§ Exercise
Extract only the lines from the start of the entries below to the line with "import plotly.graph_objects as go", inclusive; omit every picture.
== Data records
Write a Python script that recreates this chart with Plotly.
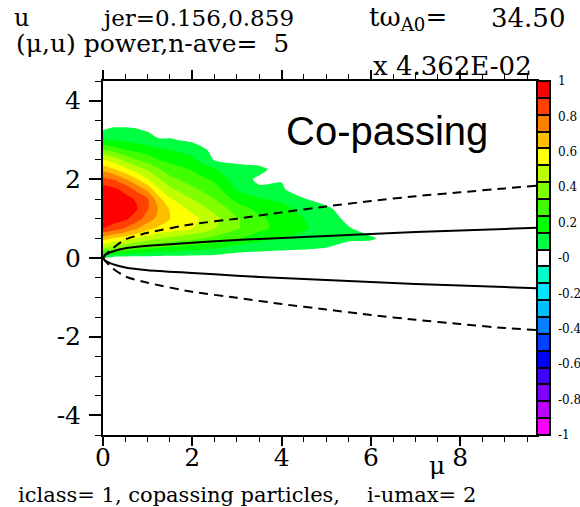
import plotly.graph_objects as go

# ---------------------------------------------------------------- data
# (mu, u) power map, rows follow u_grid, columns follow mu_grid
mu_grid = [0.0, 0.25, 0.5, 0.75, 1.0, 1.25, 1.5, 2.0, 2.5, 3.0, 3.5, 4.0, 4.5, 5.0, 5.5, 6.0, 6.5]
u_grid = [0.0, 0.25, 0.5, 0.75, 1.0, 1.25, 1.5, 1.75, 2.0, 2.25, 2.5, 2.75, 3.0, 3.25, 3.5]
power = [
    [0.06, 0.00, 0.00, 0.00, 0.00, 0.00, 0.00, 0.00, 0.00, 0.00, 0.00, 0.00, 0.00, 0.00, 0.00, 0.00, 0.00],
    [0.45, 0.40, 0.35, 0.30, 0.27, 0.24, 0.22, 0.19, 0.16, 0.095, 0.075, 0.065, 0.058, 0.048, 0.00, 0.00, 0.00],
    [0.70, 0.64, 0.60, 0.55, 0.50, 0.46, 0.43, 0.38, 0.32, 0.26, 0.19, 0.15, 0.12, 0.10, 0.075, 0.065, 0.00],
    [0.95, 0.90, 0.84, 0.76, 0.68, 0.63, 0.60, 0.55, 0.45, 0.36, 0.28, 0.21, 0.16, 0.11, 0.06, 0.00, 0.00],
    [1.00, 1.00, 0.97, 0.90, 0.80, 0.72, 0.65, 0.58, 0.48, 0.36, 0.27, 0.21, 0.15, 0.11, 0.02, 0.00, 0.00],
    [1.00, 0.98, 0.97, 0.96, 0.86, 0.74, 0.64, 0.52, 0.42, 0.30, 0.22, 0.18, 0.12, 0.07, 0.00, 0.00, 0.00],
    [1.00, 1.00, 0.98, 0.94, 0.86, 0.68, 0.56, 0.45, 0.35, 0.22, 0.16, 0.13, 0.055, 0.01, 0.00, 0.00, 0.00],
    [1.00, 0.97, 0.92, 0.82, 0.72, 0.56, 0.47, 0.37, 0.29, 0.14, 0.065, 0.06, 0.00, 0.00, 0.00, 0.00, 0.00],
    [0.88, 0.84, 0.76, 0.66, 0.55, 0.46, 0.38, 0.30, 0.23, 0.10, 0.03, 0.045, 0.00, 0.00, 0.00, 0.00, 0.00],
    [0.72, 0.66, 0.58, 0.50, 0.44, 0.36, 0.30, 0.24, 0.16, 0.09, 0.08, 0.00, 0.00, 0.00, 0.00, 0.00, 0.00],
    [0.56, 0.50, 0.42, 0.35, 0.30, 0.25, 0.22, 0.17, 0.04, 0.02, 0.00, 0.00, 0.00, 0.00, 0.00, 0.00, 0.00],
    [0.36, 0.30, 0.25, 0.22, 0.20, 0.17, 0.15, 0.11, 0.02, 0.00, 0.00, 0.00, 0.00, 0.00, 0.00, 0.00, 0.00],
    [0.15, 0.14, 0.13, 0.12, 0.10, 0.06, 0.06, 0.03, 0.00, 0.00, 0.00, 0.00, 0.00, 0.00, 0.00, 0.00, 0.00],
    [0.05, 0.07, 0.07, 0.06, 0.04, 0.00, 0.00, 0.00, 0.00, 0.00, 0.00, 0.00, 0.00, 0.00, 0.00, 0.00, 0.00],
    [0.00, 0.00, 0.00, 0.00, 0.00, 0.00, 0.00, 0.00, 0.00, 0.00, 0.00, 0.00, 0.00, 0.00, 0.00, 0.00, 0.00],
]

# passing / trapped boundaries
mu_curve = [0.0, 0.05, 0.2, 0.5, 1.0, 2.0, 3.0, 4.0, 5.0, 6.0, 7.0, 8.0, 9.0, 9.72]
solid_upper = [0.0, 0.08, 0.16, 0.25, 0.31, 0.39, 0.46, 0.51, 0.56, 0.61, 0.66, 0.70, 0.74, 0.77]
solid_lower = [0.0, -0.07, -0.15, -0.24, -0.31, -0.38, -0.45, -0.51, -0.56, -0.61, -0.66, -0.70, -0.74, -0.77]
dashed_upper = [0.0, 0.07, 0.23, 0.47, 0.64, 0.86, 1.00, 1.16, 1.31, 1.45, 1.57, 1.67, 1.77, 1.84]
dashed_lower = [0.0, -0.07, -0.25, -0.47, -0.63, -0.86, -1.01, -1.17, -1.31, -1.45, -1.57, -1.68, -1.78, -1.83]

# colour scale: one box per level
scale_levels = [-1.0, -0.9, -0.8, -0.7, -0.6, -0.5, -0.4, -0.3, -0.2, -0.1, 0.0,
                0.1, 0.2, 0.3, 0.4, 0.5, 0.6, 0.7, 0.8, 0.9, 1.0]
scale_colors = ["#ff00ff", "#bf00ff", "#8000ff", "#4000ff", "#0000ff", "#0040ff", "#0080ff",
                "#00bfff", "#00e6ff", "#00ffc8", "#ffffff",
                "#00ff40", "#00ff00", "#40ff00", "#80ff00", "#bfff00", "#ffff00",
                "#ffbf00", "#ff8000", "#ff4000", "#ff0000"]
scale_tickvals = [-1.0, -0.8, -0.6, -0.4, -0.2, 0.0, 0.2, 0.4, 0.6, 0.8, 1.0]
scale_ticktext = ["-1", "-0.8", "-0.6", "-0.4", "-0.2", "-0", "0.2", "0.4", "0.6", "0.8", "1"]

x_tickvals = [0, 2, 4, 6, 8]
x_ticktext = ["0", "2", "4", "6", "8"]
y_tickvals = [-4, -2, 0, 2, 4]
y_ticktext = ["-4", "-2", "0", "2", "4"]

# ---------------------------------------------------------------- layout helpers
W, H = 580, 507
ML, MR, MT, MB = 103, 30, 81, 72
PLOT_RIGHT = 537          # right edge of the (mu, u) frame in pixels
x_split = (PLOT_RIGHT - ML) / (W - ML - MR)


def px(x):
    return (x - ML) / (W - ML - MR)


def py(y):
    return (H - MB - y) / (H - MT - MB)


SERIF = "DejaVu Serif"

# contour fill uses the non-negative half of the scale (0 -> white background)
pos = [i for i, lv in enumerate(scale_levels) if lv >= 0]
contour_scale = [[scale_levels[i], scale_colors[i]] for i in pos]
bar_scale = [[(lv + 1) / 2, c] for lv, c in zip(scale_levels, scale_colors)]

fig = go.Figure()

fig.add_trace(go.Contour(
    x=mu_grid, y=u_grid, z=power,
    contours=dict(start=0.05, end=0.95, size=0.1, coloring="fill", showlines=False),
    colorscale=contour_scale, showscale=False,
    line=dict(width=0, smoothing=0.7),
    hoverinfo="skip",
))

for ys, dash in [(solid_upper, "solid"), (solid_lower, "solid"),
                 (dashed_upper, "9px,6px"), (dashed_lower, "9px,6px")]:
    fig.add_trace(go.Scatter(
        x=mu_curve, y=ys, mode="lines",
        line=dict(color="black", width=2, dash=dash, shape="spline", smoothing=0.6),
        hoverinfo="skip",
    ))

# colour bar drawn as a one-column heatmap of the levels
n_lv = len(scale_levels)
box_centres = [-1 + (i + 0.5) * 2 / n_lv for i in range(n_lv)]
fig.add_trace(go.Heatmap(
    x=[0], y=box_centres, z=[[lv] for lv in scale_levels],
    colorscale=bar_scale, zmin=-1, zmax=1, showscale=False,
    xgap=2, ygap=2, xaxis="x2", yaxis="y2", hoverinfo="skip",
))

fig.add_shape(type="rect", xref="x2 domain", yref="y2 domain", x0=0, x1=1, y0=0, y1=1,
              fillcolor="black", line=dict(color="black", width=2), layer="below")

axis_font = dict(family=SERIF, size=25, color="black")

fig.update_layout(
    width=W, height=H,
    margin=dict(l=ML, r=MR, t=MT, b=MB, pad=0, autoexpand=False),
    paper_bgcolor="white", plot_bgcolor="white",
    showlegend=False,
    xaxis=dict(
        domain=[0, x_split], range=[0, 9.72], automargin=False,
        tickvals=x_tickvals, ticktext=x_ticktext, tickfont=axis_font,
        ticks="outside", ticklen=9, tickwidth=1.5, tickcolor="black",
        minor=dict(dtick=0.5, tick0=0, ticks="outside", ticklen=5, tickwidth=1.2, tickcolor="black"),
        showline=True, linewidth=2, linecolor="black", mirror="allticks",
        showgrid=False, zeroline=False, ticklabelstandoff=-10,
    ),
    yaxis=dict(
        domain=[0, 1], range=[-4.5, 4.5], automargin=False,
        tickvals=y_tickvals, ticktext=y_ticktext, tickfont=axis_font,
        ticks="outside", ticklen=12, tickwidth=1.5, tickcolor="black",
        minor=dict(dtick=0.5, tick0=0, ticks="outside", ticklen=6, tickwidth=1.2, tickcolor="black"),
        showline=True, linewidth=2, linecolor="black", mirror=True,
        showgrid=False, zeroline=False, ticklabelstandoff=3,
    ),
    xaxis2=dict(
        domain=[x_split, 1], range=[-0.5, 0.5], anchor="y2", automargin=False,
        showticklabels=False, ticks="", showgrid=False, zeroline=False, showline=False,
    ),
    yaxis2=dict(
        domain=[0, 1], range=[-1, 1], anchor="x2", side="right", automargin=False,
        tickvals=scale_tickvals, ticktext=scale_ticktext,
        tickfont=dict(family=SERIF, size=12, color="black"),
        ticks="", showgrid=False, zeroline=False, showline=False, ticklabelstandoff=7,
    ),
)

labels = [
    ("u", 12, 18, 24),
    ("jer=0.156,0.859", 99, 18, 23),
    ("tω<sub>A0</sub>=", 367, 19, 26),
    ("34.50", 489, 18, 26),
    ("(μ,u) power,n-ave=  5", 14, 44, 25),
    ("x 4.362E-02", 371, 66, 26),
    ("iclass= 1, copassing particles,", 16, 495, 21),
    ("i-umax= 2", 365, 495, 21),
    ("μ", 427, 466, 25),
]
for text, x, y, size in labels:
    fig.add_annotation(text=text, xref="paper", yref="paper", x=px(x), y=py(y),
                       xanchor="left", yanchor="middle", showarrow=False,
                       font=dict(family=SERIF, size=size, color="black"))

fig.add_annotation(text="Co-passing", xref="paper", yref="paper", x=px(284), y=py(131),
                   xanchor="left", yanchor="middle", showarrow=False,
                   font=dict(family="Liberation Sans", size=40, color="black"))

fig.write_html("out.html", config={"displayModeBar": False})
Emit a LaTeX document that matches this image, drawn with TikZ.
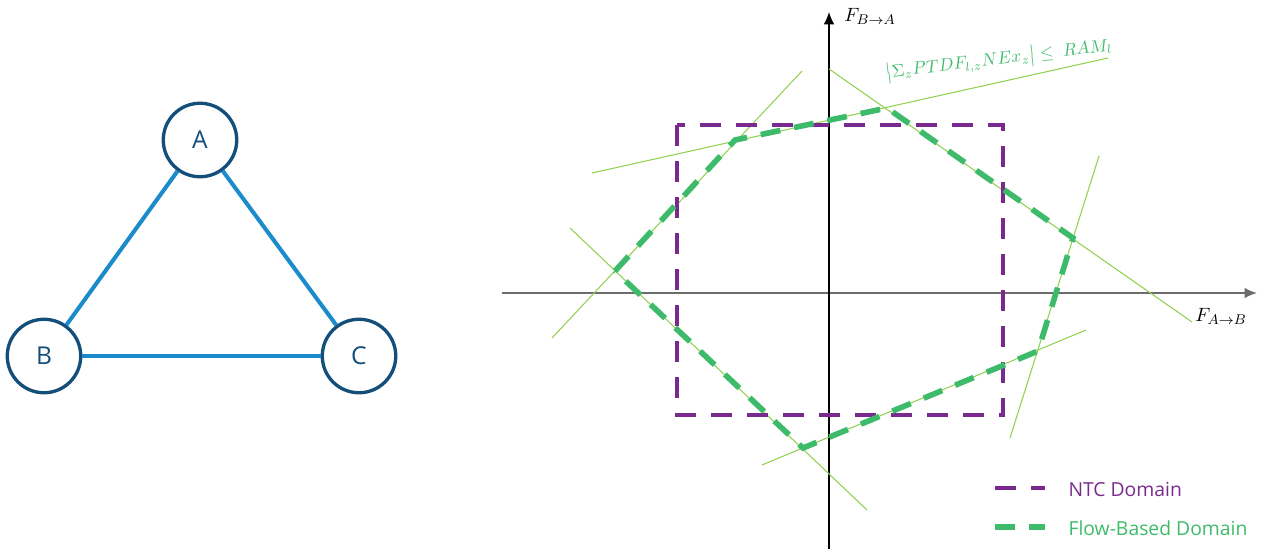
\documentclass[tikz,border=0pt]{standalone}
\usepackage{amsmath}
\usepackage{fontspec}
\setmainfont{Open Sans}
\usetikzlibrary{arrows.meta}
\definecolor{nodeblue}{RGB}{20,78,122}
\definecolor{linkblue}{RGB}{27,139,203}
\definecolor{ntcpurple}{RGB}{122,42,142}
\definecolor{fbgreen}{RGB}{62,187,106}
\definecolor{limitgreen}{RGB}{146,208,80}
\tikzset{
    zone/.style={draw=nodeblue, line width=1.9pt, circle, minimum size=1.47cm, inner sep=0pt,
        text=nodeblue, font=\fontsize{14}{16}\selectfont},
    link/.style={draw=linkblue, line width=2.3pt},
    axis/.style={->, >={Latex[length=7pt,width=6pt]}},
    ntc/.style={draw=ntcpurple, line width=2.8pt, dash pattern=on 0.42cm off 0.3cm},
    flowbased/.style={draw=fbgreen, line width=3.2pt, dash pattern=on 0.4cm off 0.28cm},
    limit/.style={draw=limitgreen, line width=0.6pt},
    % legend text, placed right of its dash sample
    legendtext/.style={anchor=west, font=\fontsize{11}{13}\selectfont},
}

\begin{document}
\begin{tikzpicture}[x=0.02cm, y=-0.02cm, >=Stealth, thick]
    \useasboundingbox (0,0) rectangle (1274,551);

    % three-zone network
    \node[zone] (A) at (200,140) {A};
    \node[zone] (B) at (44,356) {B};
    \node[zone] (C) at (359,356) {C};
    \draw[link] (A) -- (B);
    \draw[link] (A) -- (C);
    \draw[link] (B) -- (C);

    % axes
    \coordinate (xfrom) at (502,293);
    \coordinate (xto) at (1257,293);
    \coordinate (yfrom) at (829,549);
    \coordinate (yto) at (829,12);
    \draw[axis, gray!85!black, line width=1pt] (xfrom) -- (xto);
    \draw[axis, black, line width=0.7pt] (yfrom) -- (yto);
    \node[font=\fontsize{11}{13}\selectfont] (fba) at (870,16) {$F_{B\to A}$};
    \node[font=\fontsize{11}{13}\selectfont] (fab) at (1221,316) {$F_{A\to B}$};

    % line limits
    \draw[limit] (592,173) -- (1108,58);
    \draw[limit] (552,338) -- (802,71);
    \draw[limit] (829,69) -- (1192,322);
    \draw[limit] (1099,156) -- (1010,438);
    \draw[limit] (762,465) -- (1086,330);
    \draw[limit] (570,228) -- (867,510);
    \node[rotate=7, text=fbgreen, inner sep=1pt] (ramlabel) at (999,60)
        {$\bigl|\Sigma_z PTDF_{l,z} NEx_z\bigr| \leq\ RAM_l$};

    % NTC domain
    \draw[ntc] (677,125) rectangle (1003,415);

    % flow-based domain
    \coordinate (p1) at (615,271);
    \coordinate (p2) at (735,140);
    \coordinate (p3) at (887,108);
    \coordinate (p4) at (1073,238);
    \coordinate (p5) at (1038,351);
    \coordinate (p6) at (803,448);
    \draw[flowbased] (p1) -- (p2) -- (p3) -- (p4) -- (p5) -- (p6) -- cycle;

    % legend
    \draw[ntc] (995,488) -- (1045,488);
    \node[legendtext, text=ntcpurple] (ntclabel) at (1062,489) {NTC Domain};
    \draw[flowbased] (995,527) -- (1045,527);
    \node[legendtext, text=fbgreen] (fblabel) at (1062,528) {Flow-Based Domain};
\end{tikzpicture}
\end{document}
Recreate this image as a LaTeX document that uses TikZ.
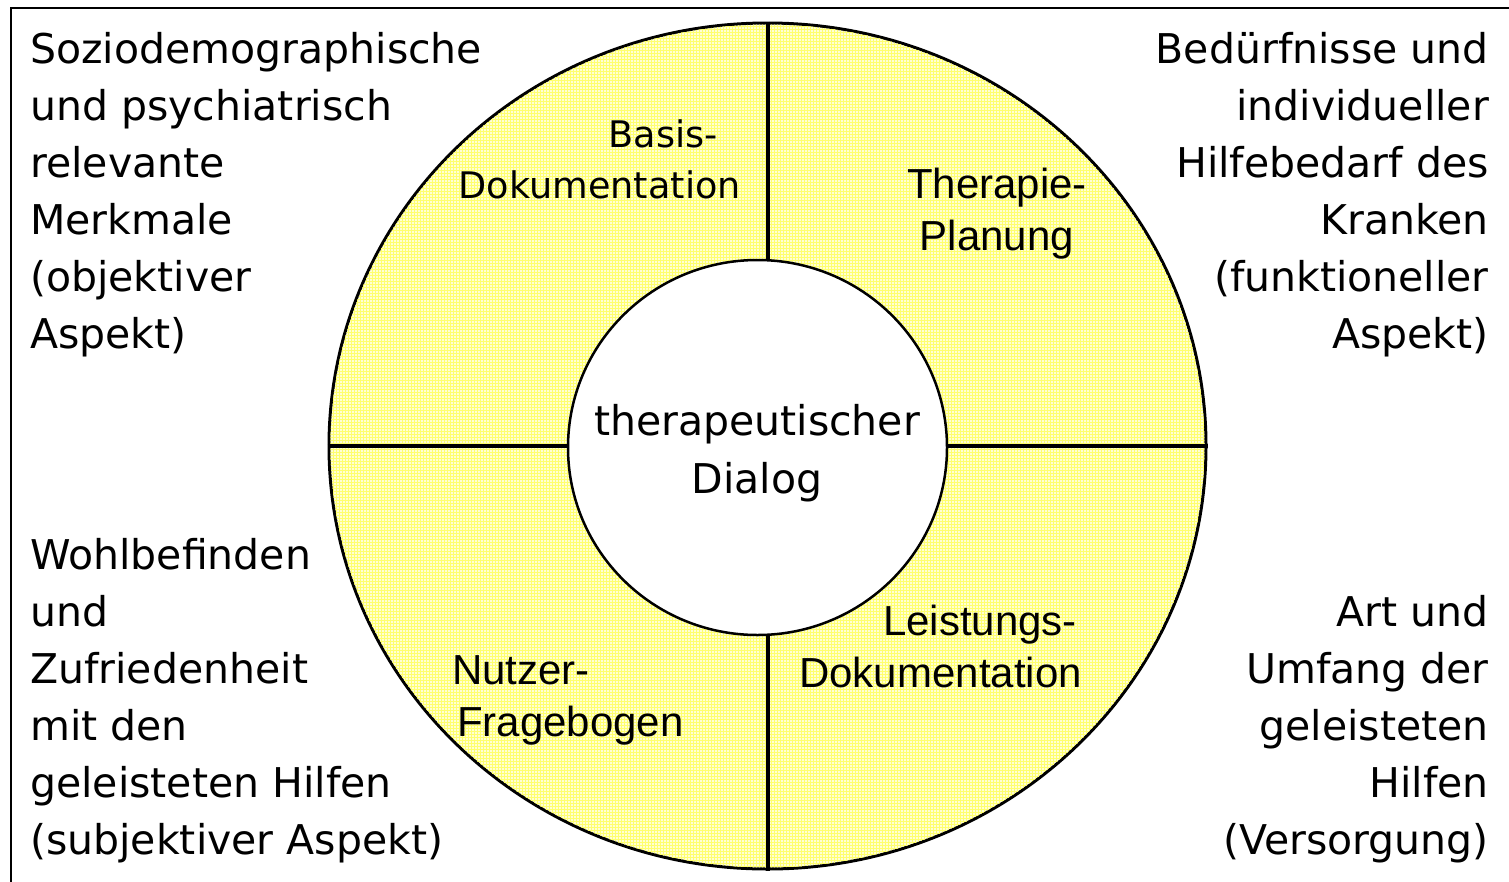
\documentclass[tikz,border=0pt]{standalone}
\usepackage{fontspec}
\setmainfont{DejaVu Sans}
\newfontfamily\tahfont{DejaVu Sans}
\newfontfamily\arifont{Liberation Sans}
\usetikzlibrary{shapes.geometric,patterns}
\definecolor{ringfill}{RGB}{255,255,212}
\definecolor{ringgrid}{RGB}{255,255,110}
\tikzset{
  bigtext/.style={font=\tahfont\fontsize{41}{57}\selectfont, inner sep=0pt},
  midtext/.style={font=\tahfont\fontsize{36.6}{51}\selectfont, inner sep=0pt},
  aritext/.style={font=\arifont\fontsize{42}{52}\selectfont, inner sep=0pt},
  dialtext/.style={font=\tahfont\fontsize{41}{58}\selectfont, inner sep=0pt},
  divider/.style={line width=4pt},
}
\begin{document}
\begin{tikzpicture}[x=1pt,y=-1pt]
\useasboundingbox (0,0) rectangle (1509,881);
\clip (0,0) rectangle (1509,881);
% frame
\draw[line width=2pt] (11,8) rectangle (1530,900);
% outer ring
\node[ellipse, draw, line width=3pt, fill=ringfill, minimum width=877pt, minimum height=846pt, inner sep=0pt] (outer) at (767.5,446) {};
\fill[pattern=grid, pattern color=ringgrid] (767.5,446) ellipse [x radius=437pt, y radius=421.5pt];
\draw[divider] (outer.north) -- (outer.south);
\draw[divider] (outer.west) -- (outer.east);
% inner circle
\node[ellipse, draw, line width=2.5pt, fill=white, minimum width=379pt, minimum height=375pt, inner sep=0pt] (inner) at (757.5,447.5) {};
\node[dialtext, align=center, anchor=base] (dialog) at (757,493) {therapeutischer\\Dialog};
% quadrant labels
\node[midtext, align=right, anchor=base east] (basis) at (741,198) {Basis-\hspace*{23pt}\\Dokumentation};
\node[aritext, align=center, anchor=base] (therapie) at (997,250) {Therapie-\\Planung};
\node[aritext, align=right, anchor=base east] (leistung) at (1082,687) {Leistungs-\hspace*{5pt}\\Dokumentation};
\node[aritext, align=left, anchor=base west] (nutzer) at (452,736) {Nutzer-\\\hspace*{5pt}Fragebogen};
% corner texts
\node[bigtext, align=left, anchor=base west] (tl) at (30,348) {Soziodemographische\\und psychiatrisch\\relevante\\Merkmale\\(objektiver\\Aspekt)};
\node[bigtext, align=right, anchor=base east] (tr) at (1489,348) {Bedürfnisse und\\individueller\\Hilfebedarf des\\Kranken\\(funktioneller\\Aspekt)};
\node[bigtext, align=left, anchor=base west] (bl) at (30,854) {Wohlbefinden\\und\\Zufriedenheit\\mit den\\geleisteten Hilfen\\(subjektiver Aspekt)};
\node[bigtext, align=right, anchor=base east] (br) at (1489,854) {Art und\\Umfang der\\geleisteten\\Hilfen\\(Versorgung)};
\end{tikzpicture}
\end{document}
====
§ Solution below
Write a Python script that recreates this chart with Plotly.
import plotly.graph_objects as go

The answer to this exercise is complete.